Jeffrey J. Molldrem, M.D.

Stem Cell Transplantation and Cellular Therapy
University of Texas MD Anderson Cancer Center
1515 Holcombe Blvd, Unit 0900, SCR3.3011
Houston, TX 77030
United States of America
(713) 563-3318
(713) 404-2118 pager

Our laboratory studies how T cells mediate blood cytopenia by targeting hematopoietic progenitor cells in bone marrow failure disorders and how allogeneic T cells mediate the graft-versus-leukemia (GVL) effect, which maintains long term remission after allogeneic stem cell transplantation (SCT).  The long-term goal is to improve our understanding of GVL mechanisms so that we can devise highly targeted immune therapies for hematological malignancies that do not increase graft-versus-host immunity, an often-lethal complication of SCT that lacks effective treatment.  Our work is focused on five areas of basic and translational investigation: 

  1. Our lab identified the PR1 9-mer peptide, derived from proteinase 3 (P3) and neutrophil elastase (NE), as an important HLA-A2-restricted leukemia-associated antigen (LAA) and we are conducting multiple PR1 vaccine studies, including a pivotal phase 3 multinational trial, and studies that combine adoptive cell therapy plus PR1 vaccination for acute and chronic myeloid leukemia (AML and CML, respectively).

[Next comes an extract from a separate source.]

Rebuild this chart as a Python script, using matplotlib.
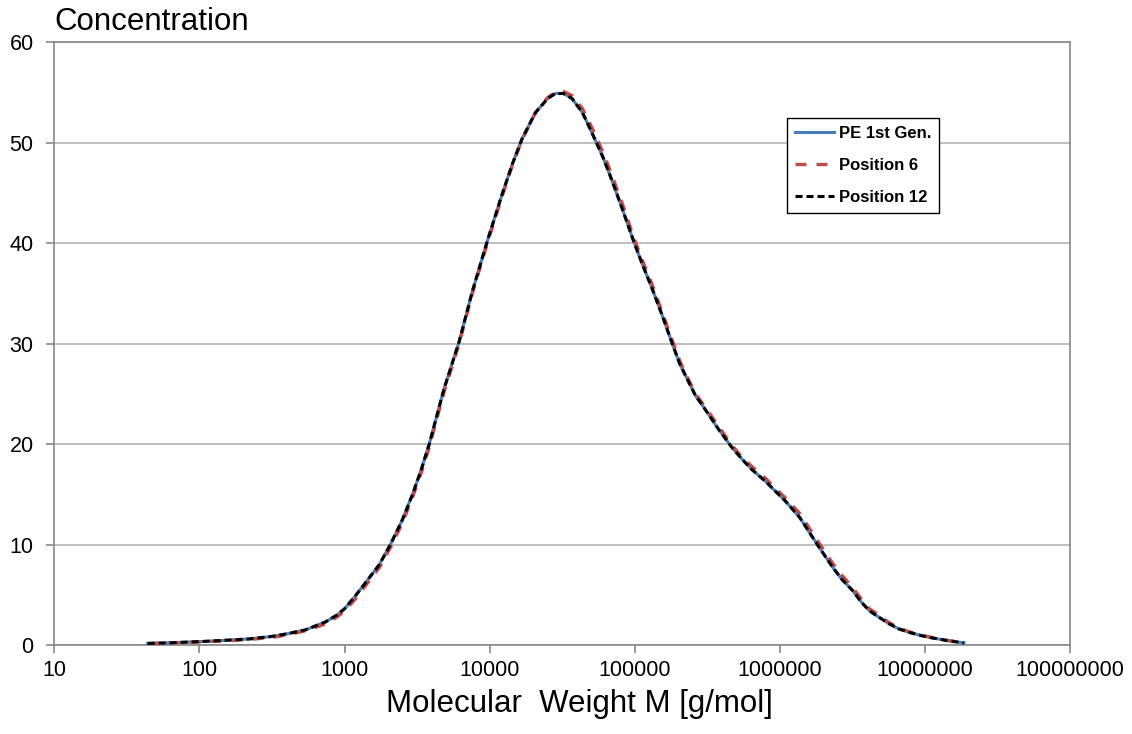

Thus far, the vaccine induces immune responses with minimal side effects and may induce long-term molecular remission in treatment-refractory leukemia patients. 
  2. We have produced a T cell receptor (TCR)-like monoclonal antibody (mAb) that binds with high affinity to a conformational epitope of PR1/HLA-A2 called 8F4.  The 8F4 mAb preferentially eliminates AML but not normal hematopoietic cells, potentially through a complement-dependent mechanism. In a xenogeneic mouse model, 8F4 eliminated human leukemia stem cells and significantly increased survival of treated animals. Thus, 8F4 is the first mAb that can eliminate human cancer stem cells in vivo. We are developing a fully humanized 8F4 mAb for clinical testing.    
  3. We are studying whether P3 and NE might function as tumor-associated antigens in non-hematopoietic tumors that lack endogenous expression. P3 and NE are abundant throughout the body, particularly at inflammatory sites and in the cancer microenvironment, and they regulate inflammation after they are secreted by activated neutrophils. After cell uptake of soluble P3 and NE, we found that PR1 is cross-presented on HLA-A2 molecules on breast cancer cells. Furthermore, PR1-specific cytotoxic T lymphocytes (PR1-CTL) and 8F4 mAb mediate lysis of breast cancer co-incubated with soluble P3 or NE. These observations link two immune regulatory proteins, which are normally only expressed in neutrophils and are secreted after cell activation, with a specific adaptive immune response against the P3- and NE-derived PR1 peptide following cross presentation on the malignant cell. This new mechanism linking inflammation and innate immunity to adaptive anticancer immunity is under investigation in our laboratory. 
  4. We identified a novel enzyme-independent inhibitory function of soluble and neutrophil membrane-bound P3 on T cell proliferation, a new mechanism linking inflammation, autoimmunity, and cancer immunity. High P3 concentrations completely and reversibly inhibit CD4 and CD8 T cell proliferation by blocking the cell cycle G1-S transition, and inhibition is blocked by autoantibodies to P3 (cANCA) from patients with systemic vasculitis. The role of P3 in regulating autoimmunity and in preventing anticancer immunity, including CD8 T cell immunity against the P3-derived PR1 peptide, is being investigated in mouse models and in humans.
  5. Our found PR1-CTLs are significantly increased in fetal cord blood (CB) compared to adult peripheral blood and we are studying mechanisms that lead to incomplete central tolerance to the PR1 self-peptide antigen. We discovered an absence of PR1 on thymic epithelial cells and only modest expression on cortical-medullary dendritic cells in human thymus. Relative low P3 and PR1 peptide expression in thymic tissue could prevent the deletion of developing PR1-specific T cells, which is a common mechanism resulting in negative selection. Nevertheless, the high PR1-CTL frequency of PR1-CTL in CB suggests they could be useful in the CB transplant setting as a source of naïve PR1-CTL that could be transferred after minimal ex vivo cell manipulation to patients as post-transplant adoptive T cell therapy of PR1-expressing leukemia.  This hypothesis is being tested in a preclinical xenogeneic mouse model of GVL, and in the clinic with adoptively transferred CB-derived PR1-CTL.